Make a one-pot bouillabaisse seafood pasta

Fat tube pasta, such as paccheri or rigatoni, are great for catching every bit of sauce in this versatile recipe.
Fat tube pasta, such as paccheri or rigatoni, are great for catching every bit of sauce in this versatile recipe.PHOTO: MICHAEL GRAYDON & NIKOLE HERRIOTT/THE NEW YORK TIMES
Think of the sauce for Alison Roman’s seafood pasta as a very casual, one-pot bouillabaisse, infinitely riffable and ready in a fraction of the time.
Think of the sauce for Alison Roman’s seafood pasta as a very casual, one-pot bouillabaisse, infinitely riffable and ready in a fraction of the time.PHOTO: MICHAEL GRAYDON & NIKOLE HERRIOTT/THE NEW YORK TIMES

NEW YORK (NYTIMES) - Choosing a favourite pasta is like choosing a favourite outfit: An obviously impossible task, and yet there are those you keep coming back to, riffing on endlessly until you are sure you have exhausted all combinations, then still finding more to love. For me, that pasta is this briny, tomatoey, almost stewlike seafood number. (Please don't ask me to choose a favourite outfit.)

I always start with a basic, lighter-than-usual tomato sauce, using canned, peeled tomatoes and thick slices of garlic toasted in olive oil. I add a few hunks of mild, firm fleshed fish like cod, halibut or swordfish, to gently poach in the brothy tomatoes, and a few unpeeled shrimp, the flavour of their shells flavouring everything in the pot. (If you prefer shrimp that's already peeled, that's OK.) After everything mingles together for a few minutes, it becomes the sauce dreams are made of, born to coat fat tubes or thin strands of al dente pasta.

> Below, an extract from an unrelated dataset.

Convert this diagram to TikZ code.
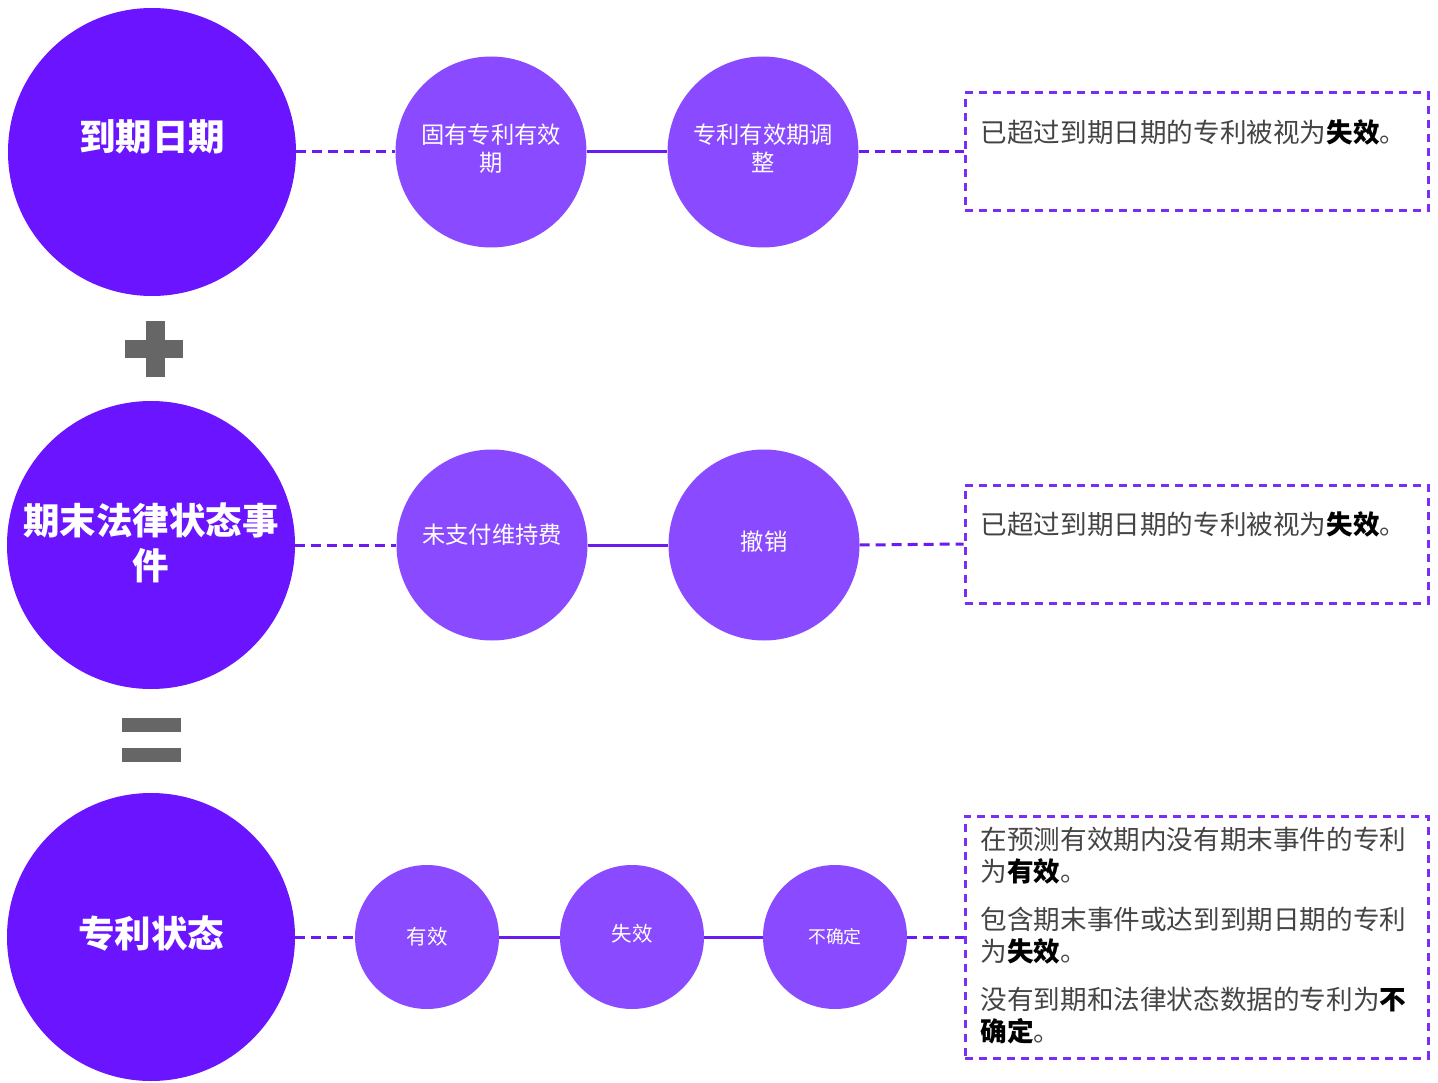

The rest depends on my mood and on the type of seafood available to me when the craving strikes, which is … well, often. I've made versions featuring fresh squid, cut into bite-size rings and simmered in the sauce; oily sardines seared on the side and served on top; and whole tins of salty anchovies melted into olive oil alongside a healthy pinch of chilli flakes.

The beauty of this method of preparing seafood, other than the obvious (there is pasta involved), is that it's nearly impossible to overcook, dry out or - everyone's worst fish-based fear - get stuck to the pan. The seafood also subtly flavours the sauce, making it taste far more complex than it ought to considering the number of ingredients you're using. Think of it as a very casual, one-pot bouillabaisse with half the steps and done in a fraction of the time, and where just about any seafood is welcome.

Toss in a last-minute handful of crushed green olives, a smattering of parsley leaves and a drizzle of nice olive oil, and you're in business. If you were feeling especially in need of extra carbs, this is the exact dish you'd want to serve with toasted garlic bread on the side. Use it to soak up any extra sauce the rigatoni didn't get to while you polish off those shrimp, and think about how nice it is to have found your new favourite pasta.

Seafood Pasta With Tomato and Crushed Olives

Yield: 4 servings Total time: 35 minutes

Ingredients:

230g rigatoni or another tube-shaped pasta

Kosher salt

3 Tbs olive oil, plus more for drizzling

4 garlic cloves, sliced

Pinch of red-pepper flakes (optional)

1 (794g) can whole San Marzano tomatoes, crushed by hand

230g mussels or clams (optional)

455g firm-fleshed white fish, such as cod, halibut, swordfish, hake or flounder, cut into 5-cm pieces

230g shrimp, peeled and deveined if you like

3/4 cup Castelvetrano or other green olives, pitted and crushed

1/2 cup parsley, tender leaves and stems, chopped

Method:

1. Cook pasta in a large pot of boiling salted water. Once it reaches al dente, drain and set aside while you finish the sauce.

2. Meanwhile, heat olive oil in a heavy-bottomed Dutch oven over medium heat. Add garlic and season with salt. Cook, stirring occasionally, until garlic is lightly browned and toasted around the edges, about 2 minutes. Add red-pepper flakes, if using.

3. Add tomatoes and then fill the empty can about 3/4 of the way up with water. Swirl the can to loosen the tomatoey bits left behind and add that to the pot. Season with salt, bring to a simmer and cook, stirring occasionally, until sauce has thickened slightly (it should still look quite brothy), 10 to 15 minutes.

4. Add the mussels or clams to the sauce, if using, along with the fish, and season again with salt. Let the seafood settle into the brothy tomato sauce and gently swirl the pot, encouraging the seafood to cook evenly. Cook a minute or two, then add the shrimp, swirling the skillet again. Cook until all the seafood is just cooked through and the mussels or clams have opened, another 3 to 5 minutes.

5. Add the pasta and very gently toss to coat, cooking another 1 to 2 minutes, just to let the flavours meld. Add olives and remove from heat.

6. Divide among bowls, top with parsley and drizzle with olive oil before serving.